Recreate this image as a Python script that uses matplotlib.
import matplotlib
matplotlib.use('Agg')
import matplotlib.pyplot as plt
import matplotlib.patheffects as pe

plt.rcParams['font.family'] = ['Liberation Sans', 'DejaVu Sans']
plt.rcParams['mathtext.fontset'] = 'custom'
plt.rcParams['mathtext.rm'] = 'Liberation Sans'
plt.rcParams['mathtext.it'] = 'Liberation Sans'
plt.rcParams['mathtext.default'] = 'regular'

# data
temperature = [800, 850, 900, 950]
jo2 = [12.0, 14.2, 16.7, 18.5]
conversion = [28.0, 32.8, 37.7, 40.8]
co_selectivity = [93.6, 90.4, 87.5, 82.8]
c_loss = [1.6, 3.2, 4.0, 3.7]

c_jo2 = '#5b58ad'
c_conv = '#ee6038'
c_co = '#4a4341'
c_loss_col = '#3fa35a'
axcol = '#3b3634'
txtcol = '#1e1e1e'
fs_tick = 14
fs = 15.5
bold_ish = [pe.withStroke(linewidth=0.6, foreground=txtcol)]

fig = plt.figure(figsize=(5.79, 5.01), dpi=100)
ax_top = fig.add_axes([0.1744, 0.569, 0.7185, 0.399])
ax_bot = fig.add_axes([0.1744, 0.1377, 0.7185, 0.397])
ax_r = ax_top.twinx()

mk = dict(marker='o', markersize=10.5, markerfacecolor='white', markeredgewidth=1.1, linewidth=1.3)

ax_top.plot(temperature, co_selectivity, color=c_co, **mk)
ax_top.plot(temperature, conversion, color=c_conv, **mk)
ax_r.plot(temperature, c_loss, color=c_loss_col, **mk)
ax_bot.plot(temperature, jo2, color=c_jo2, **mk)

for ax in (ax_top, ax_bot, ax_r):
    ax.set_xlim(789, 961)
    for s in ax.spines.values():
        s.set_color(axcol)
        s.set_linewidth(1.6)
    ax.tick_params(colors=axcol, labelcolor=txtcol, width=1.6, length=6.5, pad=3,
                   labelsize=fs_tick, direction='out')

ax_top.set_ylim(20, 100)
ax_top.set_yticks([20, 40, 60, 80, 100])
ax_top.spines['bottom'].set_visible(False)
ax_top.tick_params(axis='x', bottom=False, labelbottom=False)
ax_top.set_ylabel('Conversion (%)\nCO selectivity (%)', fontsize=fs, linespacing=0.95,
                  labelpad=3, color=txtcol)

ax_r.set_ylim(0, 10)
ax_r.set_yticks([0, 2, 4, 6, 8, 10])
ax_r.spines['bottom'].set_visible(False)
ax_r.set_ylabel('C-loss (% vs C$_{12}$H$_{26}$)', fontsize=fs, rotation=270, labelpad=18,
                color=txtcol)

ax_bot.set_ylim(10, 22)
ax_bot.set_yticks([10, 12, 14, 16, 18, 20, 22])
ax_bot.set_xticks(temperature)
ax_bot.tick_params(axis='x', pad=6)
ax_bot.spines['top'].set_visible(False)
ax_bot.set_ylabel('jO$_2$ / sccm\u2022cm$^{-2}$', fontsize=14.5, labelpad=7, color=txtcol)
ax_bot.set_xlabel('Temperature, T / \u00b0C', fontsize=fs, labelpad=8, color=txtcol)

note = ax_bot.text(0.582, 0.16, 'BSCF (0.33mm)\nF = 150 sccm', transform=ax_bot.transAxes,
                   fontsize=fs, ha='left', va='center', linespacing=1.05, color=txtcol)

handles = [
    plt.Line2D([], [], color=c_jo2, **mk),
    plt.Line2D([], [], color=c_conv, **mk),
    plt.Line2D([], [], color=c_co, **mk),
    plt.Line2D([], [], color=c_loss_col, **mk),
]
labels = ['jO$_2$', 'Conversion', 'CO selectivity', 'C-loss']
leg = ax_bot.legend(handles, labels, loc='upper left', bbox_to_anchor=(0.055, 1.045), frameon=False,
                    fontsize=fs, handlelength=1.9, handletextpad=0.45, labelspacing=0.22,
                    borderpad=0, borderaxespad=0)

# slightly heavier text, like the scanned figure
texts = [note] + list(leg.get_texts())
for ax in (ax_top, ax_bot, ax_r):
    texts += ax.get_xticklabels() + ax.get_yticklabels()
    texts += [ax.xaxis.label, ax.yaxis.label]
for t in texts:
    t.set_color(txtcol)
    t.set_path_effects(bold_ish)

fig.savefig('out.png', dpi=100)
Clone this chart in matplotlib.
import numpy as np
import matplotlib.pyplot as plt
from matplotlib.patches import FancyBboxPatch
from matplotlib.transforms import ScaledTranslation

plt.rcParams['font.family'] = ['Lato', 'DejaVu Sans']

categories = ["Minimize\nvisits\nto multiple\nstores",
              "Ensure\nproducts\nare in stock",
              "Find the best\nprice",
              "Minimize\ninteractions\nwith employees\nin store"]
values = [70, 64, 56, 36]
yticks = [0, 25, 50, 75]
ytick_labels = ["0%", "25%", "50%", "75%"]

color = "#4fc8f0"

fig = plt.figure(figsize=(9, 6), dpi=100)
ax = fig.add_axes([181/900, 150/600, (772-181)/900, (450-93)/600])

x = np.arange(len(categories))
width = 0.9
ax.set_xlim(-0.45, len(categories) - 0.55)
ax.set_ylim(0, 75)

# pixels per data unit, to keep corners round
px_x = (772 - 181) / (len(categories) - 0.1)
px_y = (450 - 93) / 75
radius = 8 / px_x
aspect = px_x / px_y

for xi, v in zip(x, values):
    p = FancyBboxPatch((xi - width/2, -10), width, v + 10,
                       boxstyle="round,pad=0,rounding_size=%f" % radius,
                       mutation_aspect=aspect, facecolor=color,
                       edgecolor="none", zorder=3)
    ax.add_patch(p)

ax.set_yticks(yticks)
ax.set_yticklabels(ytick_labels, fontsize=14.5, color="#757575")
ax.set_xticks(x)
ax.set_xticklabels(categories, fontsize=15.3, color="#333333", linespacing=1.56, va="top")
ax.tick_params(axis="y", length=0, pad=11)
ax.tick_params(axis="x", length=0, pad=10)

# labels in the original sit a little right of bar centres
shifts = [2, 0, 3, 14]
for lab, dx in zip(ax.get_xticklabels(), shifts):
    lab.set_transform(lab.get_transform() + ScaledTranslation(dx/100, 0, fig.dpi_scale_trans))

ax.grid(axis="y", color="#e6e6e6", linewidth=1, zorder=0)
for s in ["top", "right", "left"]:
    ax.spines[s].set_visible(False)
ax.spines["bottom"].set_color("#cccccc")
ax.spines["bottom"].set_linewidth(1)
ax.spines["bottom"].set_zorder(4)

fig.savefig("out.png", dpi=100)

==

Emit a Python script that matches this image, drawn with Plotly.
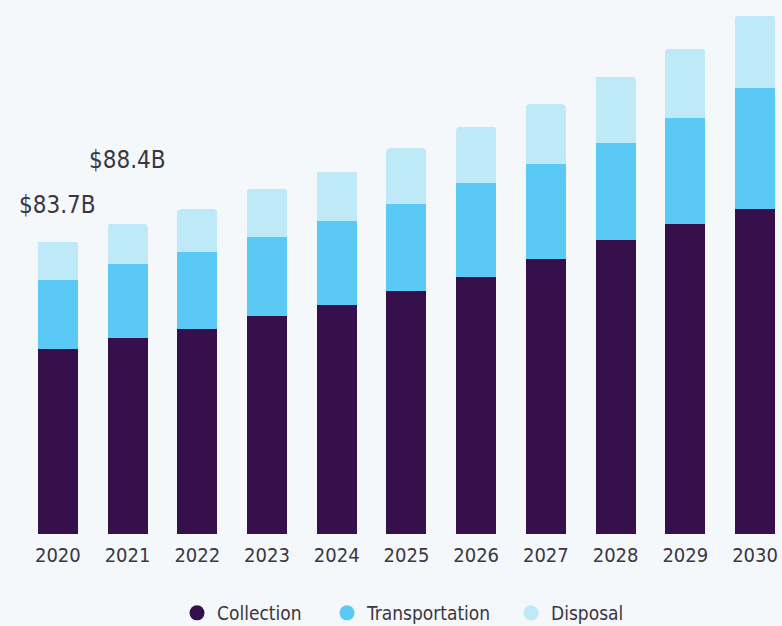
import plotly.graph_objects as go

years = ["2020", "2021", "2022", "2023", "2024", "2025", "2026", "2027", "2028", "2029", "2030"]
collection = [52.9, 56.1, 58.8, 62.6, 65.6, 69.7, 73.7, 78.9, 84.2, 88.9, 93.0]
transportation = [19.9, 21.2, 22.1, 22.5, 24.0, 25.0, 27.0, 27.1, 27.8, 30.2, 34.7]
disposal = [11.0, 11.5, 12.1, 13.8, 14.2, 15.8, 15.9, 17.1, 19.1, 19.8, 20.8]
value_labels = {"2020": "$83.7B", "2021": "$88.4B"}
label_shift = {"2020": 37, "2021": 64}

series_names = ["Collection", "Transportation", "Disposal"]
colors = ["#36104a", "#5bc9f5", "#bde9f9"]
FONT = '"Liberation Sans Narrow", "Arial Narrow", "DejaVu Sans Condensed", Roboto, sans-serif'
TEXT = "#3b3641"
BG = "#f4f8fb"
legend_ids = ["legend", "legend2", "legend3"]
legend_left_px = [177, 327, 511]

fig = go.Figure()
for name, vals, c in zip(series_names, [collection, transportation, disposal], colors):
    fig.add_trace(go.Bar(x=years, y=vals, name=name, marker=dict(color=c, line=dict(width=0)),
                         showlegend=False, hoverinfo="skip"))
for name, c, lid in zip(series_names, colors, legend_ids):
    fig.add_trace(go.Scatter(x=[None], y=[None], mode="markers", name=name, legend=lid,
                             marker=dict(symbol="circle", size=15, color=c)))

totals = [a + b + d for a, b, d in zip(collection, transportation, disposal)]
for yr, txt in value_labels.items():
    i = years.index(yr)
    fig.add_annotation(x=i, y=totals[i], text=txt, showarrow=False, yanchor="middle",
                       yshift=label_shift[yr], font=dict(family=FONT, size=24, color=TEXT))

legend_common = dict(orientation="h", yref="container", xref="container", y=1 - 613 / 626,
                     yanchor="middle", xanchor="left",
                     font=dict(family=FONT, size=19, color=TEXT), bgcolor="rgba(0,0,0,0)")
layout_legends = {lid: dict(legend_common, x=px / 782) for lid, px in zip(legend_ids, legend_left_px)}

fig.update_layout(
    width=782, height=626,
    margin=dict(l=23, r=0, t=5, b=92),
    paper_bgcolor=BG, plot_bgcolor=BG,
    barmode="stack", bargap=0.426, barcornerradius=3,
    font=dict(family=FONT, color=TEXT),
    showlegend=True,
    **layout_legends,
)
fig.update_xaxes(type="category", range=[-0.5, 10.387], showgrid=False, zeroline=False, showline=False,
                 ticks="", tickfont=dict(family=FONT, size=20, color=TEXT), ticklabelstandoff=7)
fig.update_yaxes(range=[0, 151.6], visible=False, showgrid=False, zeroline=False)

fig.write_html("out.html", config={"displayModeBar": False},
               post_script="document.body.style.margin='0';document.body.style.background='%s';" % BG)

==

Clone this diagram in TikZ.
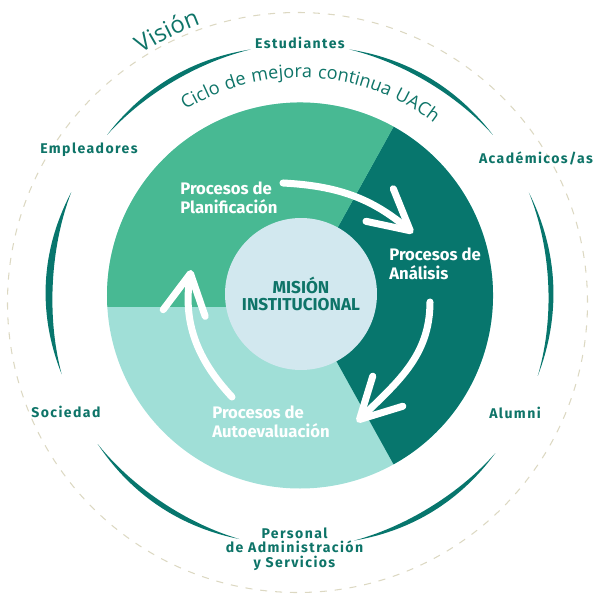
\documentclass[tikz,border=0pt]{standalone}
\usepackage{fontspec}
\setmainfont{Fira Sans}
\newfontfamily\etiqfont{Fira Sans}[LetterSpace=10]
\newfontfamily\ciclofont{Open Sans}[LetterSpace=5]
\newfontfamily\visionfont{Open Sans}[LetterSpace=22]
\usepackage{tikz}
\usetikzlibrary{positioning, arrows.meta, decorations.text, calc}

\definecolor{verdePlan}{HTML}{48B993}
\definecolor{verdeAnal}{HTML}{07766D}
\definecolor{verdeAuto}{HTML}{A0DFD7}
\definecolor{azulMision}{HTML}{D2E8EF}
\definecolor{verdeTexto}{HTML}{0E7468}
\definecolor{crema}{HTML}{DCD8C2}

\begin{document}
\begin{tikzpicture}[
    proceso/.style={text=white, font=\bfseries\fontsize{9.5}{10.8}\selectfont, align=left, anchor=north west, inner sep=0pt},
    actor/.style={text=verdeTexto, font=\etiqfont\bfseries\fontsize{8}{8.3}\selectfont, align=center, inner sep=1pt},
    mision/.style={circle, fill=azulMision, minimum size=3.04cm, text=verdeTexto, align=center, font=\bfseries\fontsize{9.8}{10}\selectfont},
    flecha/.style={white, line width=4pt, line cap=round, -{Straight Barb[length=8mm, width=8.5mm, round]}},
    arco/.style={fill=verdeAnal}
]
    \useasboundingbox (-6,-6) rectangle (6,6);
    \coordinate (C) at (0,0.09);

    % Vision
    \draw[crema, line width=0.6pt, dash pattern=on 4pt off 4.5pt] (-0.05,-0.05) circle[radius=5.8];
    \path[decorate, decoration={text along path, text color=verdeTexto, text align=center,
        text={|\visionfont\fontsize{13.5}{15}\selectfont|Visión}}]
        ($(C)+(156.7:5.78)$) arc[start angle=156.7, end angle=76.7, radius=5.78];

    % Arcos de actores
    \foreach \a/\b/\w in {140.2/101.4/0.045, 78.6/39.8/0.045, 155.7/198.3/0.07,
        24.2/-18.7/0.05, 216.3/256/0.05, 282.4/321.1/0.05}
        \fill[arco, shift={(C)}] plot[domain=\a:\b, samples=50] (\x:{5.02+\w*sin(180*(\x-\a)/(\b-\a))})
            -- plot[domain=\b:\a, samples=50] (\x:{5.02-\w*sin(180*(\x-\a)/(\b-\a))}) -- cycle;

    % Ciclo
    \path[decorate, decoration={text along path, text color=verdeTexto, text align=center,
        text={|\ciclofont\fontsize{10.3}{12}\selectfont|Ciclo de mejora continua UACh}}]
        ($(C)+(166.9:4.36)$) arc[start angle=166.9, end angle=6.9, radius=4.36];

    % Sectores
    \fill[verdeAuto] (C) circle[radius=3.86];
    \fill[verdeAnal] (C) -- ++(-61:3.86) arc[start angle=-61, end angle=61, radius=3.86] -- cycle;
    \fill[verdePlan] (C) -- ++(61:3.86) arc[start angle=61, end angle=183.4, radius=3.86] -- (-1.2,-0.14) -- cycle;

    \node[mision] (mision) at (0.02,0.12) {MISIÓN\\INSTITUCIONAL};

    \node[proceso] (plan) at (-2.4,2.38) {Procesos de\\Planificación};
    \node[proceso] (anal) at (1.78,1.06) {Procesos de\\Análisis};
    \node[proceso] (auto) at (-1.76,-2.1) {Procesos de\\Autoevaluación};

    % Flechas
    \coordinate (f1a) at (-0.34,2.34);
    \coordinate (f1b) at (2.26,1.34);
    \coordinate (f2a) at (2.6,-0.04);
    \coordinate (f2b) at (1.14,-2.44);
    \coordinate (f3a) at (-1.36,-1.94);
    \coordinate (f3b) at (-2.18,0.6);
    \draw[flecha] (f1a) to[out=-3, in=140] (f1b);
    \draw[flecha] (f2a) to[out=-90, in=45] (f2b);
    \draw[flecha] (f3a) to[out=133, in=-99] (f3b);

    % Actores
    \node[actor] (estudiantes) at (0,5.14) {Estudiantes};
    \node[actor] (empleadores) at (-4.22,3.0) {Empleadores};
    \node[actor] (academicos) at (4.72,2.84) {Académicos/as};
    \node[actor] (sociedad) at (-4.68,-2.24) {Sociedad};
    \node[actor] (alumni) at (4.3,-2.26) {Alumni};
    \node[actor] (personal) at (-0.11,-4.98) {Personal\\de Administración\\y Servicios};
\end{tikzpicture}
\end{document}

Short exercise:
Print exactly what appears from the line holding "Clone this diagram in TikZ." down to the line holding "($(C)+(156.7:5.78)$) arc[start angle=156.7, end", both ends kept, leaving out the pictures.

Solution to this problem:
Clone this diagram in TikZ.
\documentclass[tikz,border=0pt]{standalone}
\usepackage{fontspec}
\setmainfont{Fira Sans}
\newfontfamily\etiqfont{Fira Sans}[LetterSpace=10]
\newfontfamily\ciclofont{Open Sans}[LetterSpace=5]
\newfontfamily\visionfont{Open Sans}[LetterSpace=22]
\usepackage{tikz}
\usetikzlibrary{positioning, arrows.meta, decorations.text, calc}

\definecolor{verdePlan}{HTML}{48B993}
\definecolor{verdeAnal}{HTML}{07766D}
\definecolor{verdeAuto}{HTML}{A0DFD7}
\definecolor{azulMision}{HTML}{D2E8EF}
\definecolor{verdeTexto}{HTML}{0E7468}
\definecolor{crema}{HTML}{DCD8C2}

\begin{document}
\begin{tikzpicture}[
    proceso/.style={text=white, font=\bfseries\fontsize{9.5}{10.8}\selectfont, align=left, anchor=north west, inner sep=0pt},
    actor/.style={text=verdeTexto, font=\etiqfont\bfseries\fontsize{8}{8.3}\selectfont, align=center, inner sep=1pt},
    mision/.style={circle, fill=azulMision, minimum size=3.04cm, text=verdeTexto, align=center, font=\bfseries\fontsize{9.8}{10}\selectfont},
    flecha/.style={white, line width=4pt, line cap=round, -{Straight Barb[length=8mm, width=8.5mm, round]}},
    arco/.style={fill=verdeAnal}
]
    \useasboundingbox (-6,-6) rectangle (6,6);
    \coordinate (C) at (0,0.09);

    % Vision
    \draw[crema, line width=0.6pt, dash pattern=on 4pt off 4.5pt] (-0.05,-0.05) circle[radius=5.8];
    \path[decorate, decoration={text along path, text color=verdeTexto, text align=center,
        text={|\visionfont\fontsize{13.5}{15}\selectfont|Visión}}]
        ($(C)+(156.7:5.78)$) arc[start angle=156.7, end angle=76.7, radius=5.78];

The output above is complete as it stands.